▶ [Required task]:
Leave out any picture and return the remaining listing below exactly as given.

************

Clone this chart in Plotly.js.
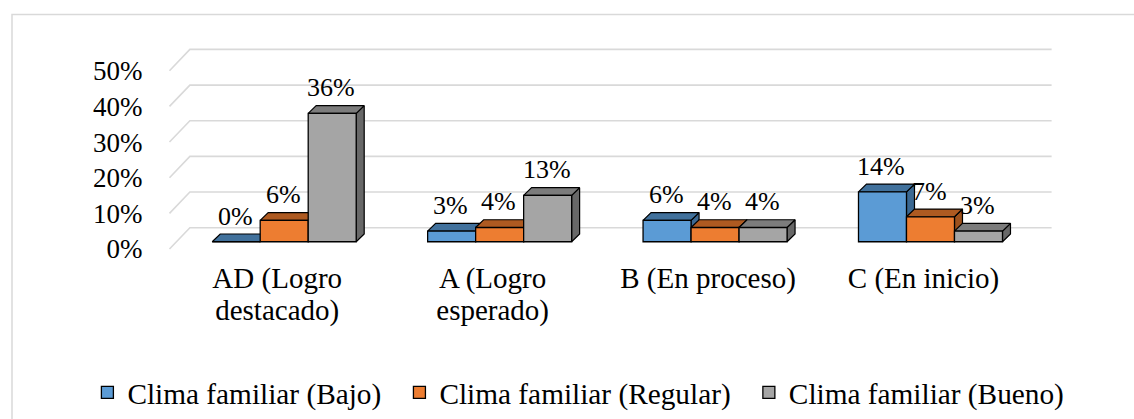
<!DOCTYPE html>
<html>
<head>
<meta charset="utf-8">
<script src="https://cdn.plot.ly/plotly-3.0.1.min.js"></script>
<style>
  html, body { margin: 0; padding: 0; background: #ffffff; overflow: hidden; }
  #chart { width: 1134px; height: 419px; }
</style>
</head>
<body>
<div id="chart"></div>
<script>
// ---------------- data ----------------
const categories = ["AD (Logro\ndestacado)", "A (Logro\nesperado)", "B (En proceso)", "C (En inicio)"];
const seriesNames = ["Clima familiar (Bajo)", "Clima familiar (Regular)", "Clima familiar (Bueno)"];
const bajo = [0, 3, 6, 14];
const regular = [6, 4, 4, 7];
const bueno = [36, 13, 4, 3];
const yTicks = [0, 10, 20, 30, 40, 50];

// ---------------- styles / geometry ----------------
const seriesValues = [bajo, regular, bueno];
const frontColors = ['#5b9bd5', '#ed7d31', '#a5a5a5'];
const topColors   = ['#41719c', '#ae5a21', '#7c7c7c'];
const sideColors  = ['#3b6892', '#9d511d', '#686868'];
const FONT = '"Liberation Serif", "Times New Roman", Tinos, "DejaVu Serif", serif';
const LEGEND_PAD = '\u00a0\u2009';

const W = 1134, H = 419;
const PX_X = 215.43;       // px per category
const C0 = 284.2;          // px of first category centre (bar plane)
const PX_Y = 3.68;         // px per percent
const Y0 = 249.5;          // px of 0 % on bar plane
const xDom = [150, 1090];  // px
const yDom = [30, 266.5];  // px (top, bottom)
const xRange = [(xDom[0] - C0) / PX_X, (xDom[1] - C0) / PX_X];
const yRange = [(Y0 - yDom[1]) / PX_Y, (Y0 - yDom[0]) / PX_Y];
const ux = px => px / PX_X;
const uy = px => px / PX_Y;
const DEPTH = {dx: 8, dy: 8};
const BACK = {dx: 13.4, dy: 14.5};
const FRONT = {dx: -7, dy: -7.5};
const barW = 48 / PX_X;
const nCat = categories.length;
const offsets = seriesNames.map((_, j) => -1.5 * barW + j * barW);

const traces = [];

// back wall + floor gridlines
const gx = [], gy = [];
yTicks.forEach(v => {
  gx.push(-0.5 + ux(FRONT.dx), -0.5 + ux(BACK.dx), nCat - 0.5 + ux(BACK.dx), null);
  gy.push(v + uy(FRONT.dy), v + uy(BACK.dy), v + uy(BACK.dy), null);
});
traces.push({type: 'scatter', mode: 'lines', x: gx, y: gy, xaxis: 'x', yaxis: 'y',
  line: {color: '#d9d9d9', width: 1.6}, hoverinfo: 'skip', showlegend: false});

// 3D side & top faces
seriesValues.forEach((vals, j) => {
  const sx = [], sy = [], tx = [], ty = [];
  vals.forEach((v, i) => {
    const x0 = i + offsets[j], x1 = x0 + barW;
    const ddx = ux(DEPTH.dx), ddy = uy(DEPTH.dy);
    sx.push(x1, x1 + ddx, x1 + ddx, x1, x1, null);
    sy.push(0, ddy, v + ddy, v, 0, null);
    tx.push(x0, x0 + ddx, x1 + ddx, x1, x0, null);
    ty.push(v, v + ddy, v + ddy, v, v, null);
  });
  traces.push({type: 'scatter', mode: 'lines', x: sx, y: sy, fill: 'toself', fillcolor: sideColors[j],
    line: {color: '#000000', width: 1.2}, hoverinfo: 'skip', showlegend: false, xaxis: 'x', yaxis: 'y'});
  traces.push({type: 'scatter', mode: 'lines', x: tx, y: ty, fill: 'toself', fillcolor: topColors[j],
    line: {color: '#000000', width: 1.2}, hoverinfo: 'skip', showlegend: false, xaxis: 'x', yaxis: 'y'});
});

// front faces (bars) on overlay subplot so they sit above the faces
seriesValues.forEach((vals, j) => {
  traces.push({type: 'bar', name: seriesNames[j] + LEGEND_PAD, x: categories.map((_, i) => i), y: vals,
    width: barW, offset: offsets[j], xaxis: 'x2', yaxis: 'y2',
    marker: {color: frontColors[j], line: {color: '#000000', width: 1.3}}, hoverinfo: 'skip'});
});

// data labels
const annotations = [];
seriesValues.forEach((vals, j) => {
  vals.forEach((v, i) => {
    annotations.push({x: i + offsets[j] + barW / 2, y: v, xref: 'x2', yref: 'y2',
      text: v + '%', showarrow: false, yshift: 25.5, xshift: -1,
      xanchor: 'center', yanchor: 'middle', font: {family: FONT, size: 26, color: '#000'}});
  });
});

const line1 = categories.map(c => c.split('\n')[0]);
const line2 = categories.map(c => c.split('\n')[1] || '');
const catTickVals = categories.map((_, i) => i + ux(FRONT.dx));

const layout = {
  width: W, height: H,
  margin: {l: 0, r: 0, t: 0, b: 0},
  paper_bgcolor: '#ffffff', plot_bgcolor: 'rgba(0,0,0,0)',
  font: {family: FONT, color: '#000000'},
  barmode: 'overlay',
  xaxis: {domain: [xDom[0] / W, xDom[1] / W], range: xRange, showgrid: false, zeroline: false,
    showline: false, ticks: '', tickvals: catTickVals, ticktext: line1,
    tickfont: {family: FONT, size: 29, color: '#000'}, fixedrange: true},
  xaxis2: {overlaying: 'x', anchor: 'y2', range: xRange, showgrid: false, zeroline: false,
    showline: false, ticks: 'outside', ticklen: 26, tickcolor: 'rgba(0,0,0,0)',
    tickvals: catTickVals, ticktext: line2,
    tickfont: {family: FONT, size: 29, color: '#000'}, fixedrange: true},
  yaxis: {domain: [1 - yDom[1] / H, 1 - yDom[0] / H], range: yRange, showgrid: false, zeroline: false,
    showline: false, ticks: 'outside', ticklen: 1, tickcolor: 'rgba(0,0,0,0)',
    tickvals: yTicks.map(v => v + uy(FRONT.dy)), ticktext: yTicks.map(v => v + '%'),
    tickfont: {family: FONT, size: 27, color: '#000'}, fixedrange: true},
  yaxis2: {overlaying: 'y', anchor: 'x2', range: yRange, visible: false, fixedrange: true},
  showlegend: true,
  legend: {orientation: 'h', x: (128 - 40.6) / W, y: 1 - 405.5 / H, xanchor: 'left', yanchor: 'middle',
    font: {family: FONT, size: 29.3, color: '#000'}, bgcolor: 'rgba(0,0,0,0)', traceorder: 'normal'},
  annotations: annotations,
  shapes: [{type: 'rect', xref: 'paper', yref: 'paper', x0: 12 / W, x1: 1.05, y0: -0.1, y1: 1 - 15 / H,
    line: {color: '#d9d9d9', width: 1.5}, fillcolor: 'rgba(0,0,0,0)', layer: 'below'}]
};

Plotly.newPlot('chart', traces, layout, {displayModeBar: false, staticPlot: true});
</script>
</body>
</html>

************

▶ [Solution for this task]:
Clone this chart in Plotly.js.
<!DOCTYPE html>
<html>
<head>
<meta charset="utf-8">
<script src="https://cdn.plot.ly/plotly-3.0.1.min.js"></script>
<style>
  html, body { margin: 0; padding: 0; background: #ffffff; overflow: hidden; }
  #chart { width: 1134px; height: 419px; }
</style>
</head>
<body>
<div id="chart"></div>
<script>
// ---------------- data ----------------
const categories = ["AD (Logro\ndestacado)", "A (Logro\nesperado)", "B (En proceso)", "C (En inicio)"];
const seriesNames = ["Clima familiar (Bajo)", "Clima familiar (Regular)", "Clima familiar (Bueno)"];
const bajo = [0, 3, 6, 14];
const regular = [6, 4, 4, 7];
const bueno = [36, 13, 4, 3];
const yTicks = [0, 10, 20, 30, 40, 50];

// ---------------- styles / geometry ----------------
const seriesValues = [bajo, regular, bueno];
const frontColors = ['#5b9bd5', '#ed7d31', '#a5a5a5'];
const topColors   = ['#41719c', '#ae5a21', '#7c7c7c'];
const sideColors  = ['#3b6892', '#9d511d', '#686868'];
const FONT = '"Liberation Serif", "Times New Roman", Tinos, "DejaVu Serif", serif';
const LEGEND_PAD = '\u00a0\u2009';

const W = 1134, H = 419;
const PX_X = 215.43;       // px per category
const C0 = 284.2;          // px of first category centre (bar plane)
const PX_Y = 3.68;         // px per percent
const Y0 = 249.5;          // px of 0 % on bar plane
const xDom = [150, 1090];  // px
const yDom = [30, 266.5];  // px (top, bottom)
const xRange = [(xDom[0] - C0) / PX_X, (xDom[1] - C0) / PX_X];
const yRange = [(Y0 - yDom[1]) / PX_Y, (Y0 - yDom[0]) / PX_Y];
const ux = px => px / PX_X;
const uy = px => px / PX_Y;
const DEPTH = {dx: 8, dy: 8};
const BACK = {dx: 13.4, dy: 14.5};
const FRONT = {dx: -7, dy: -7.5};
const barW = 48 / PX_X;
const nCat = categories.length;
const offsets = seriesNames.map((_, j) => -1.5 * barW + j * barW);

const traces = [];

// back wall + floor gridlines
const gx = [], gy = [];
yTicks.forEach(v => {
  gx.push(-0.5 + ux(FRONT.dx), -0.5 + ux(BACK.dx), nCat - 0.5 + ux(BACK.dx), null);
  gy.push(v + uy(FRONT.dy), v + uy(BACK.dy), v + uy(BACK.dy), null);
});
traces.push({type: 'scatter', mode: 'lines', x: gx, y: gy, xaxis: 'x', yaxis: 'y',
  line: {color: '#d9d9d9', width: 1.6}, hoverinfo: 'skip', showlegend: false});

// 3D side & top faces
seriesValues.forEach((vals, j) => {
  const sx = [], sy = [], tx = [], ty = [];
  vals.forEach((v, i) => {
    const x0 = i + offsets[j], x1 = x0 + barW;
    const ddx = ux(DEPTH.dx), ddy = uy(DEPTH.dy);
    sx.push(x1, x1 + ddx, x1 + ddx, x1, x1, null);
    sy.push(0, ddy, v + ddy, v, 0, null);
    tx.push(x0, x0 + ddx, x1 + ddx, x1, x0, null);
    ty.push(v, v + ddy, v + ddy, v, v, null);
  });
  traces.push({type: 'scatter', mode: 'lines', x: sx, y: sy, fill: 'toself', fillcolor: sideColors[j],
    line: {color: '#000000', width: 1.2}, hoverinfo: 'skip', showlegend: false, xaxis: 'x', yaxis: 'y'});
  traces.push({type: 'scatter', mode: 'lines', x: tx, y: ty, fill: 'toself', fillcolor: topColors[j],
    line: {color: '#000000', width: 1.2}, hoverinfo: 'skip', showlegend: false, xaxis: 'x', yaxis: 'y'});
});

// front faces (bars) on overlay subplot so they sit above the faces
seriesValues.forEach((vals, j) => {
  traces.push({type: 'bar', name: seriesNames[j] + LEGEND_PAD, x: categories.map((_, i) => i), y: vals,
    width: barW, offset: offsets[j], xaxis: 'x2', yaxis: 'y2',
    marker: {color: frontColors[j], line: {color: '#000000', width: 1.3}}, hoverinfo: 'skip'});
});

// data labels
const annotations = [];
seriesValues.forEach((vals, j) => {
  vals.forEach((v, i) => {
    annotations.push({x: i + offsets[j] + barW / 2, y: v, xref: 'x2', yref: 'y2',
      text: v + '%', showarrow: false, yshift: 25.5, xshift: -1,
      xanchor: 'center', yanchor: 'middle', font: {family: FONT, size: 26, color: '#000'}});
  });
});

const line1 = categories.map(c => c.split('\n')[0]);
const line2 = categories.map(c => c.split('\n')[1] || '');
const catTickVals = categories.map((_, i) => i + ux(FRONT.dx));

const layout = {
  width: W, height: H,
  margin: {l: 0, r: 0, t: 0, b: 0},
  paper_bgcolor: '#ffffff', plot_bgcolor: 'rgba(0,0,0,0)',
  font: {family: FONT, color: '#000000'},
  barmode: 'overlay',
  xaxis: {domain: [xDom[0] / W, xDom[1] / W], range: xRange, showgrid: false, zeroline: false,
    showline: false, ticks: '', tickvals: catTickVals, ticktext: line1,
    tickfont: {family: FONT, size: 29, color: '#000'}, fixedrange: true},
  xaxis2: {overlaying: 'x', anchor: 'y2', range: xRange, showgrid: false, zeroline: false,
    showline: false, ticks: 'outside', ticklen: 26, tickcolor: 'rgba(0,0,0,0)',
    tickvals: catTickVals, ticktext: line2,
    tickfont: {family: FONT, size: 29, color: '#000'}, fixedrange: true},
  yaxis: {domain: [1 - yDom[1] / H, 1 - yDom[0] / H], range: yRange, showgrid: false, zeroline: false,
    showline: false, ticks: 'outside', ticklen: 1, tickcolor: 'rgba(0,0,0,0)',
    tickvals: yTicks.map(v => v + uy(FRONT.dy)), ticktext: yTicks.map(v => v + '%'),
    tickfont: {family: FONT, size: 27, color: '#000'}, fixedrange: true},
  yaxis2: {overlaying: 'y', anchor: 'x2', range: yRange, visible: false, fixedrange: true},
  showlegend: true,
  legend: {orientation: 'h', x: (128 - 40.6) / W, y: 1 - 405.5 / H, xanchor: 'left', yanchor: 'middle',
    font: {family: FONT, size: 29.3, color: '#000'}, bgcolor: 'rgba(0,0,0,0)', traceorder: 'normal'},
  annotations: annotations,
  shapes: [{type: 'rect', xref: 'paper', yref: 'paper', x0: 12 / W, x1: 1.05, y0: -0.1, y1: 1 - 15 / H,
    line: {color: '#d9d9d9', width: 1.5}, fillcolor: 'rgba(0,0,0,0)', layer: 'below'}]
};

Plotly.newPlot('chart', traces, layout, {displayModeBar: false, staticPlot: true});
</script>
</body>
</html>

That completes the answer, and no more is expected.